Copy out the entries in full and with complete accuracy; pictures are excluded.
— Start of Data to use —
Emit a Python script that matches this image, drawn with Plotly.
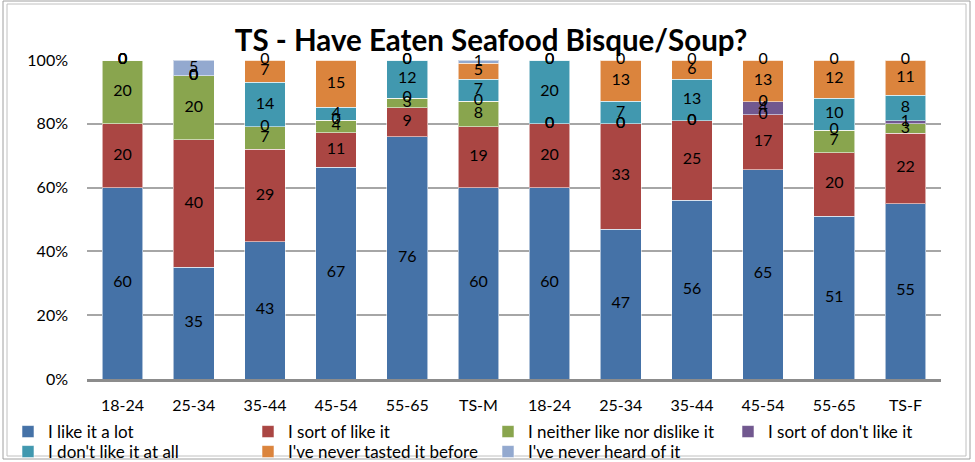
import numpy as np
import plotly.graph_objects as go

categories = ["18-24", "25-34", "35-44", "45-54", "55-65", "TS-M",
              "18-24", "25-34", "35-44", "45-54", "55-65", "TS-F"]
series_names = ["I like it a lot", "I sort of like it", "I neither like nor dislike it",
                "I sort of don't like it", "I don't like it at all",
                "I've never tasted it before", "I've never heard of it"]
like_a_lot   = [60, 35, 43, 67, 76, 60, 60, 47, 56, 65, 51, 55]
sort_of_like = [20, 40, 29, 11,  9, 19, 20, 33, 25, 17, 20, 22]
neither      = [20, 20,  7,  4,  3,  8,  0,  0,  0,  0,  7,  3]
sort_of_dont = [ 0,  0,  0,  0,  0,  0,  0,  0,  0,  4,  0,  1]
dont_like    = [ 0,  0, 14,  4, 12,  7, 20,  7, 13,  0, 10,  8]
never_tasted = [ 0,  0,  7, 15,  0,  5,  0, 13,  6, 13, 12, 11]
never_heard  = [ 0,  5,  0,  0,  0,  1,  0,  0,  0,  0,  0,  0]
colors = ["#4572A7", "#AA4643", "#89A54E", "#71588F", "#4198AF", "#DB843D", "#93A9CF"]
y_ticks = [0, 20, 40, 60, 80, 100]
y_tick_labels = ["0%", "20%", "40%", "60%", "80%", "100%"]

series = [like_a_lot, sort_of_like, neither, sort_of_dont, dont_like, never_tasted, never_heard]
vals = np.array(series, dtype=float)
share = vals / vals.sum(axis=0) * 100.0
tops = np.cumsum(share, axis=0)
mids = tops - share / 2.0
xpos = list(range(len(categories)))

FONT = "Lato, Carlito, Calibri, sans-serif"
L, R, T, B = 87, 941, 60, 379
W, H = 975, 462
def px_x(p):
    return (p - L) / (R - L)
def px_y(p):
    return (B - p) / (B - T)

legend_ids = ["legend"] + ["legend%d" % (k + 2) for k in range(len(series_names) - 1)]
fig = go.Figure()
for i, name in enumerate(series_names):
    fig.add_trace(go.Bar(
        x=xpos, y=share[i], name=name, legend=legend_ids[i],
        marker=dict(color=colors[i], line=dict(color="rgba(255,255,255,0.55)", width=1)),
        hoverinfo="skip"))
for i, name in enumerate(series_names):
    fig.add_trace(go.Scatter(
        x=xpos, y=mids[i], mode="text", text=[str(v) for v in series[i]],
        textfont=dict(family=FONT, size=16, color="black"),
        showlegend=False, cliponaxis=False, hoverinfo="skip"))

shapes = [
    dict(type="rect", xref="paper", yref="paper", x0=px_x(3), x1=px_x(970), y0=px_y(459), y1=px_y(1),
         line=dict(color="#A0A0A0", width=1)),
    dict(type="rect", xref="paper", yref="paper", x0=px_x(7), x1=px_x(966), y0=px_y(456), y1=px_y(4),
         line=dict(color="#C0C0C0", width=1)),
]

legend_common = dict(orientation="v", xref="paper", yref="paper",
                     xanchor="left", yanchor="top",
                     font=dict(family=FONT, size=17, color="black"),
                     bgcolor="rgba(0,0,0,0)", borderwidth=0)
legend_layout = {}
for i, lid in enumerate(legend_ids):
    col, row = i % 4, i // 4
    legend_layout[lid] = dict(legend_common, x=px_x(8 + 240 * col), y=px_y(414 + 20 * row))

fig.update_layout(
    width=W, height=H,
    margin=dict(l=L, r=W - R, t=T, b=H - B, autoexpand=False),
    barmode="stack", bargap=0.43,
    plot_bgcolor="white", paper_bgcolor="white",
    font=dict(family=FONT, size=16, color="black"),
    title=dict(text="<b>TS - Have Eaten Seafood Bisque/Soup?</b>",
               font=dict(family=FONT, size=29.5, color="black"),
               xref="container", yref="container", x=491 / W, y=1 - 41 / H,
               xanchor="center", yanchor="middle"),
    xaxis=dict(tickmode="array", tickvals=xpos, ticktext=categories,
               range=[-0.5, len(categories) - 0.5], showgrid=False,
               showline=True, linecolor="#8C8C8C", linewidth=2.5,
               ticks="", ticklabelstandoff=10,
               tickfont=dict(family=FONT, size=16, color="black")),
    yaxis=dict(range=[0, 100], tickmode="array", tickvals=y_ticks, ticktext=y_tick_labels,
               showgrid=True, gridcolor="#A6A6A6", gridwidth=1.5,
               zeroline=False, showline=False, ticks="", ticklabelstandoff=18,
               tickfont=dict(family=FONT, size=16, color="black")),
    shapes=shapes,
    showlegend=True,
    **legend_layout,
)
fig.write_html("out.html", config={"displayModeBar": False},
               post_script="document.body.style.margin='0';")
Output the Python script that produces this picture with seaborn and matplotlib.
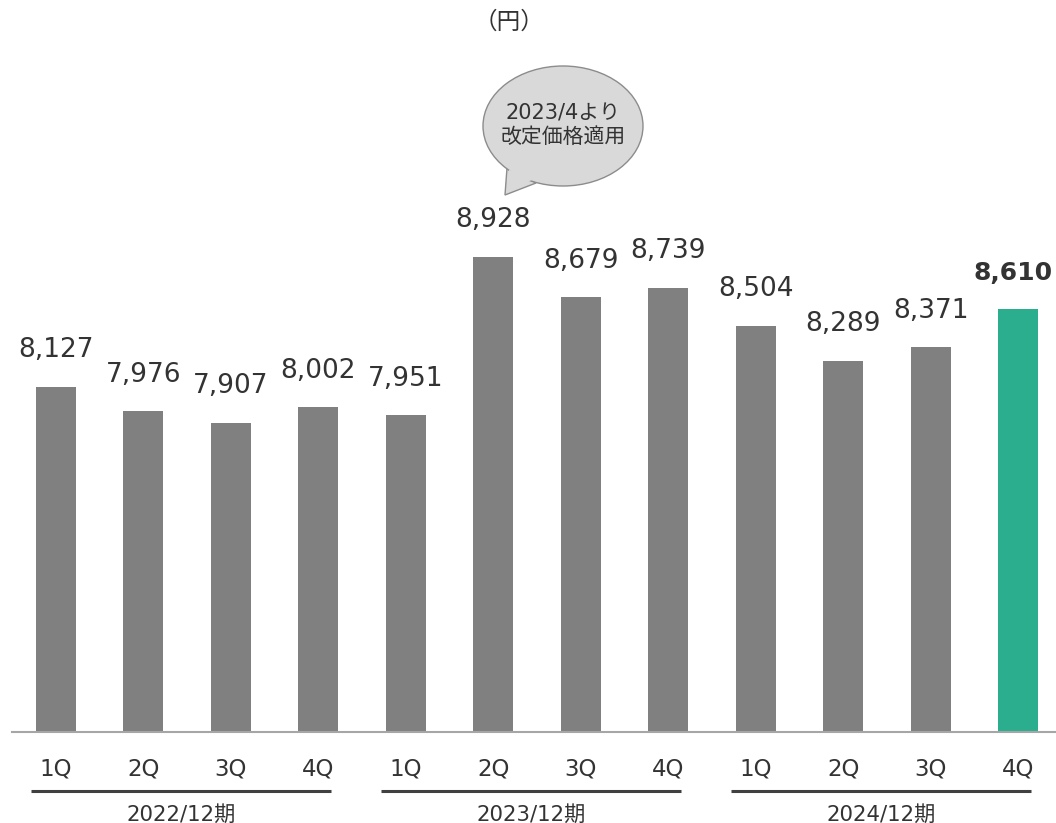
— End of Data to use —
Result of the task ▸
Emit a Python script that matches this image, drawn with Plotly.
import numpy as np
import plotly.graph_objects as go

categories = ["18-24", "25-34", "35-44", "45-54", "55-65", "TS-M",
              "18-24", "25-34", "35-44", "45-54", "55-65", "TS-F"]
series_names = ["I like it a lot", "I sort of like it", "I neither like nor dislike it",
                "I sort of don't like it", "I don't like it at all",
                "I've never tasted it before", "I've never heard of it"]
like_a_lot   = [60, 35, 43, 67, 76, 60, 60, 47, 56, 65, 51, 55]
sort_of_like = [20, 40, 29, 11,  9, 19, 20, 33, 25, 17, 20, 22]
neither      = [20, 20,  7,  4,  3,  8,  0,  0,  0,  0,  7,  3]
sort_of_dont = [ 0,  0,  0,  0,  0,  0,  0,  0,  0,  4,  0,  1]
dont_like    = [ 0,  0, 14,  4, 12,  7, 20,  7, 13,  0, 10,  8]
never_tasted = [ 0,  0,  7, 15,  0,  5,  0, 13,  6, 13, 12, 11]
never_heard  = [ 0,  5,  0,  0,  0,  1,  0,  0,  0,  0,  0,  0]
colors = ["#4572A7", "#AA4643", "#89A54E", "#71588F", "#4198AF", "#DB843D", "#93A9CF"]
y_ticks = [0, 20, 40, 60, 80, 100]
y_tick_labels = ["0%", "20%", "40%", "60%", "80%", "100%"]

series = [like_a_lot, sort_of_like, neither, sort_of_dont, dont_like, never_tasted, never_heard]
vals = np.array(series, dtype=float)
share = vals / vals.sum(axis=0) * 100.0
tops = np.cumsum(share, axis=0)
mids = tops - share / 2.0
xpos = list(range(len(categories)))

FONT = "Lato, Carlito, Calibri, sans-serif"
L, R, T, B = 87, 941, 60, 379
W, H = 975, 462
def px_x(p):
    return (p - L) / (R - L)
def px_y(p):
    return (B - p) / (B - T)

legend_ids = ["legend"] + ["legend%d" % (k + 2) for k in range(len(series_names) - 1)]
fig = go.Figure()
for i, name in enumerate(series_names):
    fig.add_trace(go.Bar(
        x=xpos, y=share[i], name=name, legend=legend_ids[i],
        marker=dict(color=colors[i], line=dict(color="rgba(255,255,255,0.55)", width=1)),
        hoverinfo="skip"))
for i, name in enumerate(series_names):
    fig.add_trace(go.Scatter(
        x=xpos, y=mids[i], mode="text", text=[str(v) for v in series[i]],
        textfont=dict(family=FONT, size=16, color="black"),
        showlegend=False, cliponaxis=False, hoverinfo="skip"))

shapes = [
    dict(type="rect", xref="paper", yref="paper", x0=px_x(3), x1=px_x(970), y0=px_y(459), y1=px_y(1),
         line=dict(color="#A0A0A0", width=1)),
    dict(type="rect", xref="paper", yref="paper", x0=px_x(7), x1=px_x(966), y0=px_y(456), y1=px_y(4),
         line=dict(color="#C0C0C0", width=1)),
]

legend_common = dict(orientation="v", xref="paper", yref="paper",
                     xanchor="left", yanchor="top",
                     font=dict(family=FONT, size=17, color="black"),
                     bgcolor="rgba(0,0,0,0)", borderwidth=0)
legend_layout = {}
for i, lid in enumerate(legend_ids):
    col, row = i % 4, i // 4
    legend_layout[lid] = dict(legend_common, x=px_x(8 + 240 * col), y=px_y(414 + 20 * row))

fig.update_layout(
    width=W, height=H,
    margin=dict(l=L, r=W - R, t=T, b=H - B, autoexpand=False),
    barmode="stack", bargap=0.43,
    plot_bgcolor="white", paper_bgcolor="white",
    font=dict(family=FONT, size=16, color="black"),
    title=dict(text="<b>TS - Have Eaten Seafood Bisque/Soup?</b>",
               font=dict(family=FONT, size=29.5, color="black"),
               xref="container", yref="container", x=491 / W, y=1 - 41 / H,
               xanchor="center", yanchor="middle"),
    xaxis=dict(tickmode="array", tickvals=xpos, ticktext=categories,
               range=[-0.5, len(categories) - 0.5], showgrid=False,
               showline=True, linecolor="#8C8C8C", linewidth=2.5,
               ticks="", ticklabelstandoff=10,
               tickfont=dict(family=FONT, size=16, color="black")),
    yaxis=dict(range=[0, 100], tickmode="array", tickvals=y_ticks, ticktext=y_tick_labels,
               showgrid=True, gridcolor="#A6A6A6", gridwidth=1.5,
               zeroline=False, showline=False, ticks="", ticklabelstandoff=18,
               tickfont=dict(family=FONT, size=16, color="black")),
    shapes=shapes,
    showlegend=True,
    **legend_layout,
)
fig.write_html("out.html", config={"displayModeBar": False},
               post_script="document.body.style.margin='0';")
Output the Python script that produces this picture with seaborn and matplotlib.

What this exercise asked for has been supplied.